The Whigs contested seven presidential elections, winning two of them. Both of their elected candidates died in office, however. Their record in national leadership is mixed. And though they were always in favor of liberty in all its manifestations, in order to win elections they had to reach out to all sections of the country. This meant finessing the issue of slavery. As the nation became more and more convulsed over slavery, the Whigs found themselves unable to compete effectively with the Democrats. The Democrats, north and south, were united in favor of slavery’s existence and extension. The Whigs couldn’t effectively oppose this, since the southern Whigs wouldn’t form a united front in opposition. In the end, the Whigs fell apart. Many of the northern Whigs then joined a new political party that was organized in the 1850s, which was clear in its opposition to the extension of slavery: the Republican Party.

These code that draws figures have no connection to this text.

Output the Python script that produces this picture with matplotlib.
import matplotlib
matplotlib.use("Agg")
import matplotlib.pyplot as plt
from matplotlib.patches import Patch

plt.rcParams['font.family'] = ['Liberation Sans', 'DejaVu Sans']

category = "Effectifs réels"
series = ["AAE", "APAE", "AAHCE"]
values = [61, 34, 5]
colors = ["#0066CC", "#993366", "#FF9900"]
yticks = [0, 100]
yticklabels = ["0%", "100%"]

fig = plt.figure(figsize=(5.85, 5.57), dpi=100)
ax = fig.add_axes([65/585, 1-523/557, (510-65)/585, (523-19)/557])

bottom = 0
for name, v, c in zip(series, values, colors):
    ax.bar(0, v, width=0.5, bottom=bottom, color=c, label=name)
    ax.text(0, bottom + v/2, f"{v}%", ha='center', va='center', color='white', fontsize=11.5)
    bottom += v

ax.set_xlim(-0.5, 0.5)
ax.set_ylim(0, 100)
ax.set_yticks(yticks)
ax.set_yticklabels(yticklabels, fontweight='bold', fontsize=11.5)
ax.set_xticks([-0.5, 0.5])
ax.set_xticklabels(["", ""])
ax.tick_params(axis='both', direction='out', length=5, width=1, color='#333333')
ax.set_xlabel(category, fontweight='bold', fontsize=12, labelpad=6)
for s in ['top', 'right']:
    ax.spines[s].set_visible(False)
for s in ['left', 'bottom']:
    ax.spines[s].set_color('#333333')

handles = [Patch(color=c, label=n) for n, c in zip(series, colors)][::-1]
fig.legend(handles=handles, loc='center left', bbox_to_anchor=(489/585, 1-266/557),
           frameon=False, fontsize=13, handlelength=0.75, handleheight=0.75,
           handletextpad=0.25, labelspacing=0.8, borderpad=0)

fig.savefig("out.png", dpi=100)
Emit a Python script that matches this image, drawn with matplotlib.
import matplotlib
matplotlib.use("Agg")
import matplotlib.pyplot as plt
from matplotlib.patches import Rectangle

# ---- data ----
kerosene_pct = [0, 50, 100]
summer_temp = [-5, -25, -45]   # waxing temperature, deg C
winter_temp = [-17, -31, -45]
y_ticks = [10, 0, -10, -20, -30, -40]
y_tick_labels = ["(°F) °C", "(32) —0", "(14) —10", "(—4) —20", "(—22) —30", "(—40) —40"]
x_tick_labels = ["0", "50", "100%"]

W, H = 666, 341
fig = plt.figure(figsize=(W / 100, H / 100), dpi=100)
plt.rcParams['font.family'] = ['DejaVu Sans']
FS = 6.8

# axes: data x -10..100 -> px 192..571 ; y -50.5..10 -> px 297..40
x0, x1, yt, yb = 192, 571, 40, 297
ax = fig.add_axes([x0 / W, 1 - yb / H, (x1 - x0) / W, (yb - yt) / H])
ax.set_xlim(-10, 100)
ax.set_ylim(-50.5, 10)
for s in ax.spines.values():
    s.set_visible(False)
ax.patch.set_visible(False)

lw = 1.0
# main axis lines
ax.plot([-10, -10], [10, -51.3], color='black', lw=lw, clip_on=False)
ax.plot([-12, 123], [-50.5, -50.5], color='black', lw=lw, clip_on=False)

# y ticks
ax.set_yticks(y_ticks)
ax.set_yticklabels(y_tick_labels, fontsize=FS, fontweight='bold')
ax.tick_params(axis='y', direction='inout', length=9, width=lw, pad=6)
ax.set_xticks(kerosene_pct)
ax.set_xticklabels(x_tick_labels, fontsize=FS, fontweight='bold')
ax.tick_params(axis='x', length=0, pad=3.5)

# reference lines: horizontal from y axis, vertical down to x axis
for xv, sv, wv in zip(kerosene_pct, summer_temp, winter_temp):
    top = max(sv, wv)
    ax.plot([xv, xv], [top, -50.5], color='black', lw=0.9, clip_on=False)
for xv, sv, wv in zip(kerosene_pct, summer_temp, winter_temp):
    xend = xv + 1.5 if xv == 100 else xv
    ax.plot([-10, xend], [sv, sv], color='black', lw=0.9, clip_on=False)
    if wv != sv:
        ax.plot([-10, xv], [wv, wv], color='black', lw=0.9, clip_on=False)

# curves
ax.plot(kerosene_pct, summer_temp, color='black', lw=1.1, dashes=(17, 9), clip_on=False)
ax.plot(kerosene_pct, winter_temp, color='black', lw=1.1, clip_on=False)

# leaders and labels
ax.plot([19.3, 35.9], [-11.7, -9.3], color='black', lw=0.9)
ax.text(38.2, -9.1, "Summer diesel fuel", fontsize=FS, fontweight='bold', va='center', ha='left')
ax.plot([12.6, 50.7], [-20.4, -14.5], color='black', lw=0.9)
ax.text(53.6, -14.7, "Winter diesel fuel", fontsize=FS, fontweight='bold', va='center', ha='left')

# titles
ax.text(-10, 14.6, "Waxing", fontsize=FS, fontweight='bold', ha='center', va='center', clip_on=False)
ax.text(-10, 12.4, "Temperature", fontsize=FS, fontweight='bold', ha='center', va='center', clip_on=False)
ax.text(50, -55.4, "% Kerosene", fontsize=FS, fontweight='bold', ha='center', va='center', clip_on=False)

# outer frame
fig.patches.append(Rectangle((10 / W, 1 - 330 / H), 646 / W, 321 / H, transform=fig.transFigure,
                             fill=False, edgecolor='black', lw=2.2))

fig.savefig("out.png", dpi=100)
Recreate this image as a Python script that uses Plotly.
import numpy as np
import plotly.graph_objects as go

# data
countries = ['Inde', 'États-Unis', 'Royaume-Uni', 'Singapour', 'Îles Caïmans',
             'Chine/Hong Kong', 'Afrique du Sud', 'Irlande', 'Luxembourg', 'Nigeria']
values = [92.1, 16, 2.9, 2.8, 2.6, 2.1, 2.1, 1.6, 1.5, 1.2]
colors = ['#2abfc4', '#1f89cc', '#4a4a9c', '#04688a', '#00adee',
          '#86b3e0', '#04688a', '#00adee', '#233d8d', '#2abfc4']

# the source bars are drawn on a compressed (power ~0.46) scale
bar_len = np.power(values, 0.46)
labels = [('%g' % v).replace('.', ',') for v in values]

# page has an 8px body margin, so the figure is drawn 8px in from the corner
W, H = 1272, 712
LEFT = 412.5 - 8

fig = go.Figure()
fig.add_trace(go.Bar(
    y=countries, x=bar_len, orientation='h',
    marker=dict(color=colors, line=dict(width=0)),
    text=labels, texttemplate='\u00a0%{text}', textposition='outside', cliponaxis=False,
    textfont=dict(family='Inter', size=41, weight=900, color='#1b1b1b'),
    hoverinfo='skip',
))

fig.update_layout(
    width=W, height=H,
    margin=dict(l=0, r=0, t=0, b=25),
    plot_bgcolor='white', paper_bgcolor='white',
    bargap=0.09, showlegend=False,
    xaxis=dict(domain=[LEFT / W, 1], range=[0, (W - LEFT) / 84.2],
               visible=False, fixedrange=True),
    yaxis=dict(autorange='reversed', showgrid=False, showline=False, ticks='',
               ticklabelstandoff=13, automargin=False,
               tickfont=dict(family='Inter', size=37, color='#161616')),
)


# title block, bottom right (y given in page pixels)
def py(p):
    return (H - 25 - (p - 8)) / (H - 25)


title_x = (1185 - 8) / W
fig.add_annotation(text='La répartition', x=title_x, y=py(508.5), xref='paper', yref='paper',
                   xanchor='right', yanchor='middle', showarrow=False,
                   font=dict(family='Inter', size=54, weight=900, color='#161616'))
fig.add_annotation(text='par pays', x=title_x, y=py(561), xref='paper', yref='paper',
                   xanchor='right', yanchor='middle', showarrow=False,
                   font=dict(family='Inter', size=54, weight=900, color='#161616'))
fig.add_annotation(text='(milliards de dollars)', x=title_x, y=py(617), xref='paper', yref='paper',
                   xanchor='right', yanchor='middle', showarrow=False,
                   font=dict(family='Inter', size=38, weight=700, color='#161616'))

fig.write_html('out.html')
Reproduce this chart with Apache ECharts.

The Republican Party contains many elements within it, but it has usually been the home of those who continue the Whig tradition – the Burkean Conservatives, the Classical Liberals, those who believe in liberty and limited government and a society made up of many non-governmental institutions and relationships. In today’s fractious politics, where Donald Trump is the titular leader of the GOP, many Burkean Conservatives have either formally left the Republican Party, or find themselves feeling alienated from the party they have hitherto called home. Still, Whiggery remains a viable and respectable political philosophy, and those of us who hold to it continue to fight our corner, whatever politicians and parties may do.

When I say that I am an old whig and that that has a specific meaning, this is what I am referring to. I am opposed to the progressive vision that wants to streamline power and remove the roadblocks from it, that seeks to remake society by government action. That way lies not only tyranny but error, for omincompetent government always winds up being bad government, abusing its citizens not only through high-handedness but stupidity, because no central plan can cover the millions of factors millions of people take into account every day when they decide things for themselves. I don’t believe the Constitution is outdated, and I believe that it means exactly what it says. It is a very whiggish document, and I love it for that. I want to see people set free and equipped to live free, and so I want the ameliorating institutions of society – including the Church – to fire people with the vision of holiness that will lead them to use their freedom in all ways for the betterment of themselves, their children, and the rest of society – which those institutions cannot do if the government is presumed to be responsible for everything in the society.